Früher galten wir Deutschen als Meister militärischer Effizienz. Heute bringt die Bundeswehr mit 252.000 Köpfen kaum 7.000 Soldaten in den Einsatz. 20 Jahre war Zeit, sich auf die neuen militärischen Anforderungen einzustellen, allein neun Jahre seit Beginn des Engagements in Afghanistan. Man hat diese Zeit verstreichen lassen in der Hoffnung, es würde alles glimpflich vorbeigehen. Nun holen uns die „kriegsähnlichen Zustände“ am Hindukusch ein und zwingen dazu, Farbe zu bekennen.

Das erste Opfer der überfälligen Reform ist die Wehrpflicht. Das war abzusehen. Erstaunlich ist die plötzliche posthume Begeisterung für diese Wehrform – und noch erstaunlicher, daß sie gerade bei den Volksparteien ausbricht, die sie selbst zur Farce gemacht haben. Die Epoche der allgemeinen Wehrpflicht ist mit dem Ende des Kalten Krieges abgelaufen. Ihr Ende war schon mit der Erfindung der Atomwaffe besiegelt. Die großen konventionellen Armeen des Westens waren nur noch nötig, um ein Unterlaufen des nuklearen Schirms durch die Panzermassen des Warschauer Paktes zu verhindern. Eine nukleare Kriegführung war schlicht „undenkbar“ geworden.

Die allgemeine Wehrpflicht war eine Errungenschaft der Französischen Revolution. Aus dem Untertanen wurde der am Gemeinwesen beteiligte „Staatsbürger“, der dafür in den Krieg zog. So ging die Demokratisierung von Krieg und Gesellschaft Hand in Hand. Voraussetzung für die funktionierende Wehrpflicht waren nationale und militärische Begeisterung und ein Gefühl äußerer Bedrohung. Die Begeisterung ist längst verflogen, nun ist auch die Bedrohung weg. Damit ist bei uns, wie in den meisten westlichen Ländern, der Wehrpflicht der Boden entzogen.

Das neue Kriegsbild, das wir beharrlich ignorierten, ist für viele unserer westlichen Nachbarn seit Jahrhunderten verfassungsrechtliche und militärische Normalität: Es herrscht tiefster Friede, aber an den Grenzen des Imperiums müssen ständig Aufstände bekämpft oder Grenzvölker zurückgeschlagen werden. Die Zeit der Kolonialreiche ist vorbei, über unser Bündnis sind wir aber, die wir eigentlich aller „Weltpolitik“ abgeschworen haben, in einen ähnlichen geostrategischen Handlungszwang versetzt, denn angeblich wird Deutschland „auch am Hindukusch verteidigt“ (Peter Struck).

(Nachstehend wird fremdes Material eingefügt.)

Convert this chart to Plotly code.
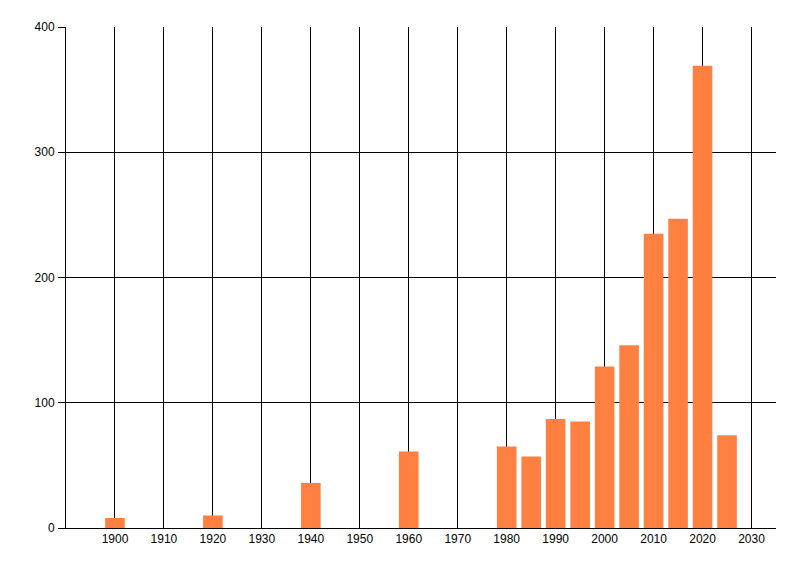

Das alles ist für uns schwer verdaulich. Die Wehrpflicht galt als defensives Symbol und imprägnierte uns gegen unsittliche außereuropäische Kriegsangebote, wie beim Unternehmen „Desert Storm“, das uns 1991 überraschte. Dafür haben wir teuer bezahlt. Das Buch „Lehrmeister Krieg“ (1992) von Karl Otto Hondrich war ein erster intellektueller „Deutschuß“ im Gefolge des Golfkriegs. Kollektive, so Hondrichs Theorie, lernen durch Kriege. Oft nur durch Kriege, könnte man ergänzen. Sicher ist, daß unter dem erdrückenden Primat der Innenpolitik manche Wahrheit nur durchdringt, wenn sie uns von außen aufgezwungen wird. Das ist es, was gerade in Afghanistan passiert.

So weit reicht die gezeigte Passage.